## start
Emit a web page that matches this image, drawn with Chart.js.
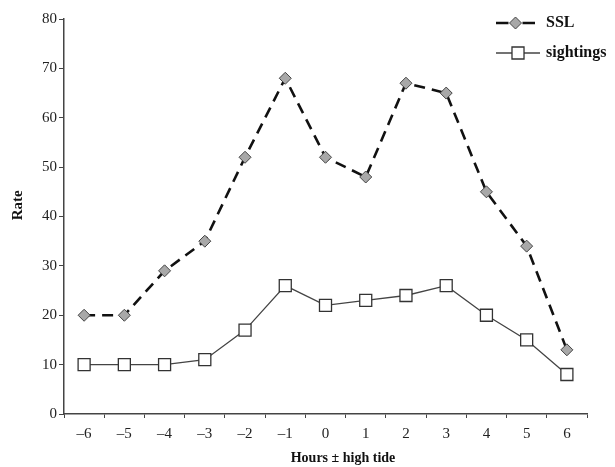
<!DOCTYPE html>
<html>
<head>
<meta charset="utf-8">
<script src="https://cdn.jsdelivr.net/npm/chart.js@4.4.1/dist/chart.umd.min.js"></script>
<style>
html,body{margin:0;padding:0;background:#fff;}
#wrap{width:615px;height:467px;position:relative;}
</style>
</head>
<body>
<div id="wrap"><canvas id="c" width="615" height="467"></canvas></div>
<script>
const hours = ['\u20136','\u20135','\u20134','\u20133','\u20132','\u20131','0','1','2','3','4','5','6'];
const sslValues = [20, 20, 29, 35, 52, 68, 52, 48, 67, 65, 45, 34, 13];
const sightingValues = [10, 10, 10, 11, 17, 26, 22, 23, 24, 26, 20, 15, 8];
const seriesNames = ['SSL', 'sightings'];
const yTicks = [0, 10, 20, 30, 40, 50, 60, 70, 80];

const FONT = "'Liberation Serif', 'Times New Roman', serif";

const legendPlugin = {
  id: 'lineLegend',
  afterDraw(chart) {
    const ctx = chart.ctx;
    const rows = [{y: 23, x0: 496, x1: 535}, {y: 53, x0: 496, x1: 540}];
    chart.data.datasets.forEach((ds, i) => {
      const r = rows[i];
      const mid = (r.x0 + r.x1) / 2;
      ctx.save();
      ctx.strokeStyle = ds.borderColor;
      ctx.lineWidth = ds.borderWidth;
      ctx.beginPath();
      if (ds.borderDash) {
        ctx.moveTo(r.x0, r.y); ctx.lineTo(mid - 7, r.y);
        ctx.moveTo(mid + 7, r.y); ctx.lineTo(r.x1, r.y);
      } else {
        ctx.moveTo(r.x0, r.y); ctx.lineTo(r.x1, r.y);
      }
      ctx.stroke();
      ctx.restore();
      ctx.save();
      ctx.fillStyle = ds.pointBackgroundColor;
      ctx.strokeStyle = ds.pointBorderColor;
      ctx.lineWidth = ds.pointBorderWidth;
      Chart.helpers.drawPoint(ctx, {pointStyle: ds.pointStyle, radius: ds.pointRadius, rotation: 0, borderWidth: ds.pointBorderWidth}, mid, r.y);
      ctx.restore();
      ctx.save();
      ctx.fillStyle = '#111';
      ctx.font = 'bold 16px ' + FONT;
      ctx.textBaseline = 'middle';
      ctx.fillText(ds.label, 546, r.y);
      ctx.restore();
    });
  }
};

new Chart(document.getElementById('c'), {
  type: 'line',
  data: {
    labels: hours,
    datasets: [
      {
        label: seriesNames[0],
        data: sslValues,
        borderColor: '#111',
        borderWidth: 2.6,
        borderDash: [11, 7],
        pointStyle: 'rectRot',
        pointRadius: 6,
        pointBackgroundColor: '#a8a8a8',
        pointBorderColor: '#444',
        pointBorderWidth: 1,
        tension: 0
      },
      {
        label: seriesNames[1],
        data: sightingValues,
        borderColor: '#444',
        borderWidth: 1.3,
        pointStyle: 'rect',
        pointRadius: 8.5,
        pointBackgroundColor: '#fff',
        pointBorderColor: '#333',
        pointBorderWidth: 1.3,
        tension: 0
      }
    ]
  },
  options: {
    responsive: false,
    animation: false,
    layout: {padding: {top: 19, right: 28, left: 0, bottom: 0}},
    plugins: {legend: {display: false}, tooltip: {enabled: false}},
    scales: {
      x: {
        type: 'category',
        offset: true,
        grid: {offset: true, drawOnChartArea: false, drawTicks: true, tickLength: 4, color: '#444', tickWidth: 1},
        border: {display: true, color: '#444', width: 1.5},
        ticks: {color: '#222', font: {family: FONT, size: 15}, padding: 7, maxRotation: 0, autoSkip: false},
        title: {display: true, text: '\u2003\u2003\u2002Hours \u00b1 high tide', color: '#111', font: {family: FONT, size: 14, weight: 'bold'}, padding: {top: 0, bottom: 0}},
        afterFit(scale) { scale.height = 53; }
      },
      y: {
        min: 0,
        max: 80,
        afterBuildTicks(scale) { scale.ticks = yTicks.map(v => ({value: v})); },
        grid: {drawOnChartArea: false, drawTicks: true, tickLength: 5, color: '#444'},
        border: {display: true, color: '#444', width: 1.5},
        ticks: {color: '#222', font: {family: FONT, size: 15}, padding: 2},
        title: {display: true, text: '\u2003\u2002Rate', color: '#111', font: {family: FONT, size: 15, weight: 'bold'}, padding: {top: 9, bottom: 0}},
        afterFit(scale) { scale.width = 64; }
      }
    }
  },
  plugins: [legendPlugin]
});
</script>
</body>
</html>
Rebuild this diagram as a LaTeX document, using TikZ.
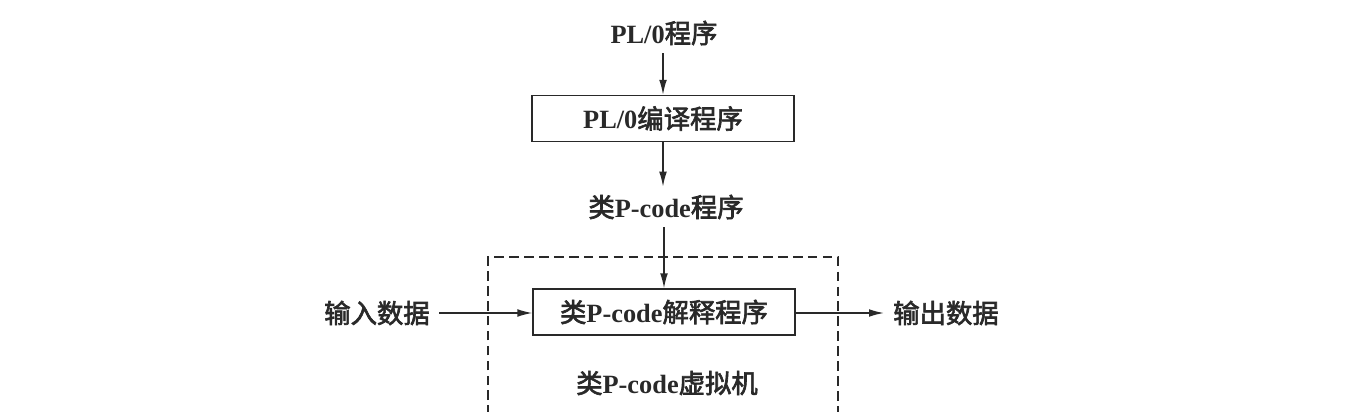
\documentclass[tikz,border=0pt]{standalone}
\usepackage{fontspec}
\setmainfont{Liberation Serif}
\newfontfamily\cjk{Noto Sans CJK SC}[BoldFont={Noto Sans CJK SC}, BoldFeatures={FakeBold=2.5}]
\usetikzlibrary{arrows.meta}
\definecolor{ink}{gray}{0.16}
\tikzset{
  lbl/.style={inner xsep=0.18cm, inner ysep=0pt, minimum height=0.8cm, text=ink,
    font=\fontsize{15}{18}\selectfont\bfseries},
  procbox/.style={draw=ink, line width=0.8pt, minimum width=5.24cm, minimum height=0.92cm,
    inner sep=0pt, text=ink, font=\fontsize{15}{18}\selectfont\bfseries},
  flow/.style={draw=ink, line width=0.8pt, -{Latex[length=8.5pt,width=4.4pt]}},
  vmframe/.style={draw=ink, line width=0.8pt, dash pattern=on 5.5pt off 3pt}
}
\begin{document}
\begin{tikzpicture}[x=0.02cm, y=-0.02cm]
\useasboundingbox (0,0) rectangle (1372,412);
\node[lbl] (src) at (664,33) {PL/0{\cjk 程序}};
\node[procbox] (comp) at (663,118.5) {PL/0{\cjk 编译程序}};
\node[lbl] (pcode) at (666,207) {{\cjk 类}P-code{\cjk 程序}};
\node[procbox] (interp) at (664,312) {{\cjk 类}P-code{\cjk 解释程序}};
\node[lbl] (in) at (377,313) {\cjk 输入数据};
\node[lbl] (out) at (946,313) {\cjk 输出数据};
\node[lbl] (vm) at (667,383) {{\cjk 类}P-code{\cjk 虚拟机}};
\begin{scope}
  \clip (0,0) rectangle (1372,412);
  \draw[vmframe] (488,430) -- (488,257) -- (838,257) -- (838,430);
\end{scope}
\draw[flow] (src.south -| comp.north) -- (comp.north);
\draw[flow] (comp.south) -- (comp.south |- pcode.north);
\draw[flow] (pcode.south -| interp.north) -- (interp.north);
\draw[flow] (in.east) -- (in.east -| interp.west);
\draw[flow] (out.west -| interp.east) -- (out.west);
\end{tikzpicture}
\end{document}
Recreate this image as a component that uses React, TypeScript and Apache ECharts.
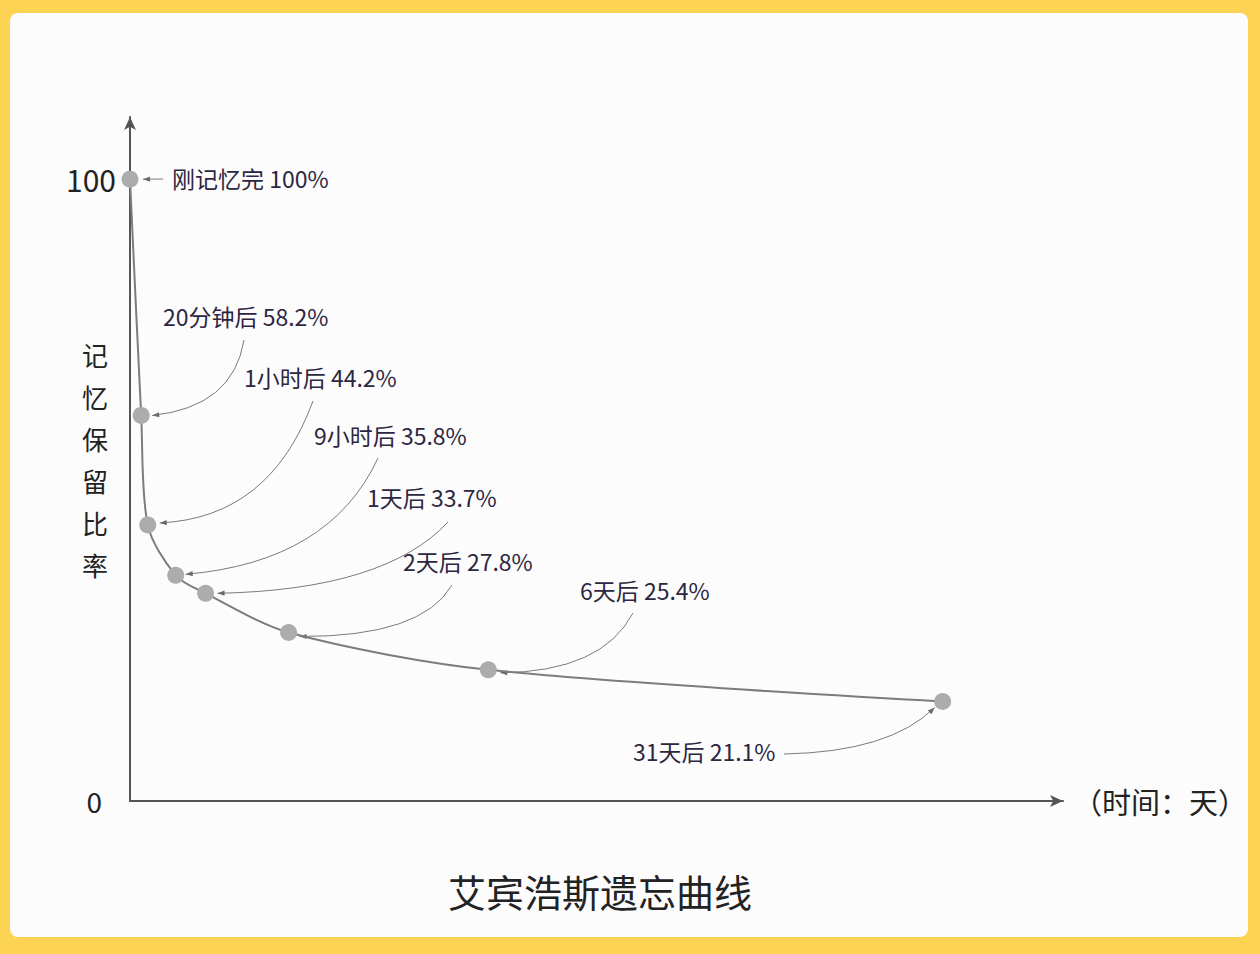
## end
■ YOUR OBJECTIVE:
All of the data above should be quoted exactly, except for the pictures.

■ ANSWER FOR THE TASK:
Emit a web page that matches this image, drawn with Chart.js.
<!DOCTYPE html>
<html>
<head>
<meta charset="utf-8">
<script src="https://cdn.jsdelivr.net/npm/chart.js@4.4.1/dist/chart.umd.min.js"></script>
<style>
html,body{margin:0;padding:0;background:#fff;}
#wrap{width:615px;height:467px;position:relative;}
</style>
</head>
<body>
<div id="wrap"><canvas id="c" width="615" height="467"></canvas></div>
<script>
const hours = ['\u20136','\u20135','\u20134','\u20133','\u20132','\u20131','0','1','2','3','4','5','6'];
const sslValues = [20, 20, 29, 35, 52, 68, 52, 48, 67, 65, 45, 34, 13];
const sightingValues = [10, 10, 10, 11, 17, 26, 22, 23, 24, 26, 20, 15, 8];
const seriesNames = ['SSL', 'sightings'];
const yTicks = [0, 10, 20, 30, 40, 50, 60, 70, 80];

const FONT = "'Liberation Serif', 'Times New Roman', serif";

const legendPlugin = {
  id: 'lineLegend',
  afterDraw(chart) {
    const ctx = chart.ctx;
    const rows = [{y: 23, x0: 496, x1: 535}, {y: 53, x0: 496, x1: 540}];
    chart.data.datasets.forEach((ds, i) => {
      const r = rows[i];
      const mid = (r.x0 + r.x1) / 2;
      ctx.save();
      ctx.strokeStyle = ds.borderColor;
      ctx.lineWidth = ds.borderWidth;
      ctx.beginPath();
      if (ds.borderDash) {
        ctx.moveTo(r.x0, r.y); ctx.lineTo(mid - 7, r.y);
        ctx.moveTo(mid + 7, r.y); ctx.lineTo(r.x1, r.y);
      } else {
        ctx.moveTo(r.x0, r.y); ctx.lineTo(r.x1, r.y);
      }
      ctx.stroke();
      ctx.restore();
      ctx.save();
      ctx.fillStyle = ds.pointBackgroundColor;
      ctx.strokeStyle = ds.pointBorderColor;
      ctx.lineWidth = ds.pointBorderWidth;
      Chart.helpers.drawPoint(ctx, {pointStyle: ds.pointStyle, radius: ds.pointRadius, rotation: 0, borderWidth: ds.pointBorderWidth}, mid, r.y);
      ctx.restore();
      ctx.save();
      ctx.fillStyle = '#111';
      ctx.font = 'bold 16px ' + FONT;
      ctx.textBaseline = 'middle';
      ctx.fillText(ds.label, 546, r.y);
      ctx.restore();
    });
  }
};

new Chart(document.getElementById('c'), {
  type: 'line',
  data: {
    labels: hours,
    datasets: [
      {
        label: seriesNames[0],
        data: sslValues,
        borderColor: '#111',
        borderWidth: 2.6,
        borderDash: [11, 7],
        pointStyle: 'rectRot',
        pointRadius: 6,
        pointBackgroundColor: '#a8a8a8',
        pointBorderColor: '#444',
        pointBorderWidth: 1,
        tension: 0
      },
      {
        label: seriesNames[1],
        data: sightingValues,
        borderColor: '#444',
        borderWidth: 1.3,
        pointStyle: 'rect',
        pointRadius: 8.5,
        pointBackgroundColor: '#fff',
        pointBorderColor: '#333',
        pointBorderWidth: 1.3,
        tension: 0
      }
    ]
  },
  options: {
    responsive: false,
    animation: false,
    layout: {padding: {top: 19, right: 28, left: 0, bottom: 0}},
    plugins: {legend: {display: false}, tooltip: {enabled: false}},
    scales: {
      x: {
        type: 'category',
        offset: true,
        grid: {offset: true, drawOnChartArea: false, drawTicks: true, tickLength: 4, color: '#444', tickWidth: 1},
        border: {display: true, color: '#444', width: 1.5},
        ticks: {color: '#222', font: {family: FONT, size: 15}, padding: 7, maxRotation: 0, autoSkip: false},
        title: {display: true, text: '\u2003\u2003\u2002Hours \u00b1 high tide', color: '#111', font: {family: FONT, size: 14, weight: 'bold'}, padding: {top: 0, bottom: 0}},
        afterFit(scale) { scale.height = 53; }
      },
      y: {
        min: 0,
        max: 80,
        afterBuildTicks(scale) { scale.ticks = yTicks.map(v => ({value: v})); },
        grid: {drawOnChartArea: false, drawTicks: true, tickLength: 5, color: '#444'},
        border: {display: true, color: '#444', width: 1.5},
        ticks: {color: '#222', font: {family: FONT, size: 15}, padding: 2},
        title: {display: true, text: '\u2003\u2002Rate', color: '#111', font: {family: FONT, size: 15, weight: 'bold'}, padding: {top: 9, bottom: 0}},
        afterFit(scale) { scale.width = 64; }
      }
    }
  },
  plugins: [legendPlugin]
});
</script>
</body>
</html>
Rebuild this diagram as a LaTeX document, using TikZ.
\documentclass[tikz,border=0pt]{standalone}
\usepackage{fontspec}
\setmainfont{Liberation Serif}
\newfontfamily\cjk{Noto Sans CJK SC}[BoldFont={Noto Sans CJK SC}, BoldFeatures={FakeBold=2.5}]
\usetikzlibrary{arrows.meta}
\definecolor{ink}{gray}{0.16}
\tikzset{
  lbl/.style={inner xsep=0.18cm, inner ysep=0pt, minimum height=0.8cm, text=ink,
    font=\fontsize{15}{18}\selectfont\bfseries},
  procbox/.style={draw=ink, line width=0.8pt, minimum width=5.24cm, minimum height=0.92cm,
    inner sep=0pt, text=ink, font=\fontsize{15}{18}\selectfont\bfseries},
  flow/.style={draw=ink, line width=0.8pt, -{Latex[length=8.5pt,width=4.4pt]}},
  vmframe/.style={draw=ink, line width=0.8pt, dash pattern=on 5.5pt off 3pt}
}
\begin{document}
\begin{tikzpicture}[x=0.02cm, y=-0.02cm]
\useasboundingbox (0,0) rectangle (1372,412);
\node[lbl] (src) at (664,33) {PL/0{\cjk 程序}};
\node[procbox] (comp) at (663,118.5) {PL/0{\cjk 编译程序}};
\node[lbl] (pcode) at (666,207) {{\cjk 类}P-code{\cjk 程序}};
\node[procbox] (interp) at (664,312) {{\cjk 类}P-code{\cjk 解释程序}};
\node[lbl] (in) at (377,313) {\cjk 输入数据};
\node[lbl] (out) at (946,313) {\cjk 输出数据};
\node[lbl] (vm) at (667,383) {{\cjk 类}P-code{\cjk 虚拟机}};
\begin{scope}
  \clip (0,0) rectangle (1372,412);
  \draw[vmframe] (488,430) -- (488,257) -- (838,257) -- (838,430);
\end{scope}
\draw[flow] (src.south -| comp.north) -- (comp.north);
\draw[flow] (comp.south) -- (comp.south |- pcode.north);
\draw[flow] (pcode.south -| interp.north) -- (interp.north);
\draw[flow] (in.east) -- (in.east -| interp.west);
\draw[flow] (out.west -| interp.east) -- (out.west);
\end{tikzpicture}
\end{document}
Recreate this image as a component that uses React, TypeScript and Apache ECharts.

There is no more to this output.